Collecting WWII Letters, and WWII Letters For Sale

by pawpaw

WWII was a very important part of the history of our planet. The people who had to save the world were ordinary people like you and me. Their letters tell the stories.

I have a small collection of WWII letters, and what they contain, is more than just a friendly chat with folks back home.

They contain a slice of history. One day in the life of the person who wrote the letter. And for too many letters written during World War Two, the letter was the last written by the person writing it.

On this page, you will find information about collecting WWII letters, as well as some actual World War Two letters for sale. I have to warn you though, if you start collecting them, it can be addictive.

Save Your WWII Letters

If there are letters in your family, that were written during WWII, please save them. Many of them now days have monetary value, but they all have some historical value.

Each letter tells a little bit about that one day, in that one soldier, marine, or sailor's life, in their one unit, in whatever place on the globe they were fighting the war on that day in history.

Some writers wrote some very boring letters, and other writers make you want to read more, but just about any letter can hold interesting tidbits of information.

If you have any interest in history at all, I would highly recommend collecting military correspondence as a hobby. You can find out things you may not have read in the history books. Some letters have interesting letterheads from the various units, and camps. The intro photo, has a letterhead from Camp Forrest, Tennessee.

Value of WWII Letters

Like any collectible, the range of value of WW II letters varies widely, depending on factors such as rarity, historical importance, and content.

Good content, is actually not that common, because letters were routinely censored, so many people didn't want to test the limits, because they might get in trouble, and also end up with huge hunks being cut out of their letters home.

If the writer of the letter was an officer it can also make the price of the letter go up. The higher the rank, the rarer the letter. Letters that were written before the soldier went overseas, usually will be priced lower than once they are in combat. Things like letterheads can also make the price of a letter go up. Really, anything that makes a letter stand out against the millions of other letters out there, will help increase it's value.

One strategy to use in collecting military correspondence, is to buy lots. A lot is a group of letters, and in most cases, buying a lot of letters will hold down the per letter cost. Some people even resell some of the letters, to make some of their money back. But reselling breaks up a group of letters, which can mean losing the ability to glean all of their historical data.

WW 2 Letter Lots


One innovation that occurred during WWII, was V-Mail. V-Mail, was used to save time, fuel, and space.

The person writing the letter, would write it on a V-Mail form, and then take it to a place that would photograph it. Instead of transporting actual letters around the world, the film was transported, and then once the film reached it's destination, it would be developed, and then printed, and put in an envelope. The actual V-Mail letter only traveled a short distance compared to the distance separating the writer and recipient. 

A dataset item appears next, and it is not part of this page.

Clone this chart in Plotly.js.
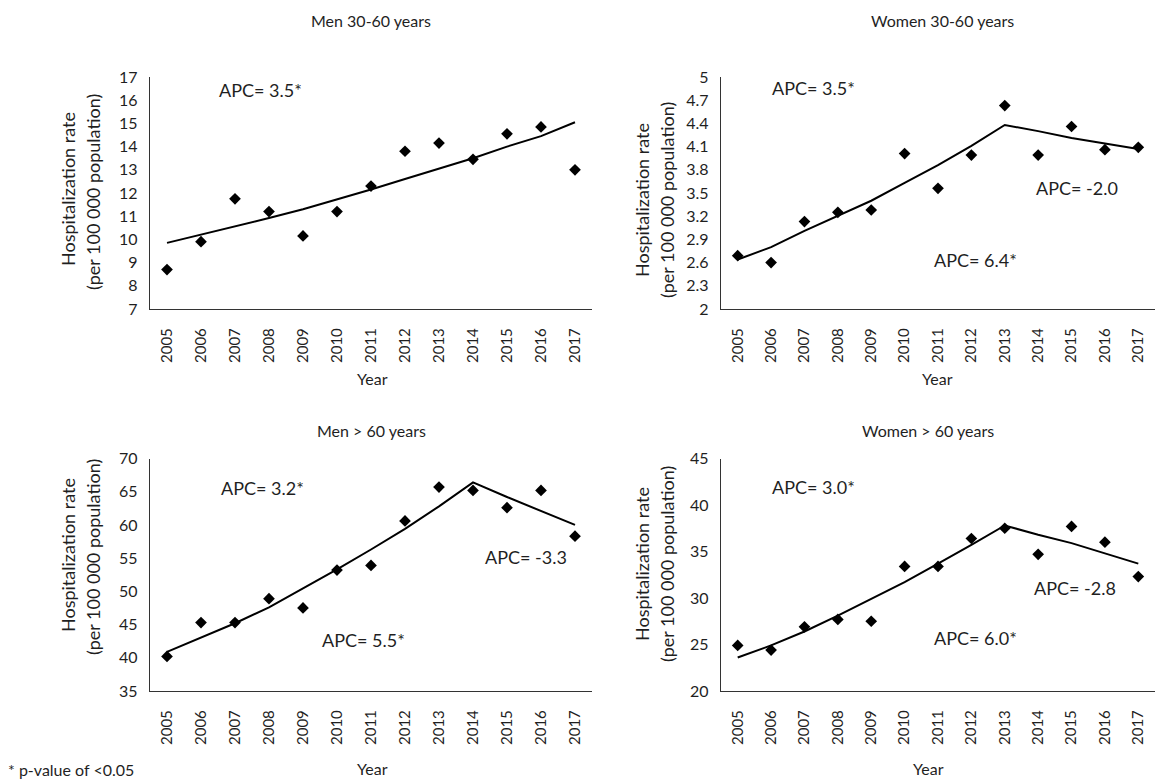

Some of the more popular V-Mail letters to collect, are the cartoon V-Mails.

Where Can You Find WWII Letters For Sale?

It is possible to find them at estate sales sometimes, and I've even found a few items at garage sales, but the vast majority of letters that end up being sold, are found on online auctions.

I've never tried it yet, but you could probably advertise in a newspaper classified section that you are interested in buying WWII letters. 

I've found that once you let people know (friends and family), that you collect military letters, they will usually let you know, if they hear of any.

Actual WW2 V-Mail Letters

Censorship During WWII

The fact that each letter had to be censored, meant that somebody had to read them. The censors would read each letter written by a member of the military, once they left the U.S.

Once the letter was read by the censor, and they found nothing that the enemy could use, the censor would stamp the envelope, with their censor stamp. Most would also sign their name, or initial it.

If the censor found something they didn't like, they would cut out the part of the letter that contained the offending content. If the letter was written on both sides of the page, that particular page might lose a message that the soldier or sailor really wanted to get back home. For that reason, most members of the military knew what they could write about, and what they couldn't. Most things that were forbidden, had to do with dates, and location. Many letters would begin with....."Somewhere in France", or  "Somewhere in Germany", or "Somewhere in England". 

The Ultimate Price

Thousands of people gave their lives serving in World War Two, and the hardest letters for me to read, are the ones which were written by those who didn't come home. Those are the ones that are more than a letter, and more than a piece of history. They should be treated with the utmost respect.

If you decide to start collecting WWII letters, I don't think you will be sorry.

WWII Letters KIA---Killed in Action

Prisoner of War Letters

There were thousands of soldiers who were taken prisoner during WWII. Most of them were allowed to write letters. Many of those letters still exist. It is hard to imagine what they went through, as P.O.W.s, but even though the letters were censored, you can get a tiny glimpse into one day in the life of a prisoner of war during World War Two.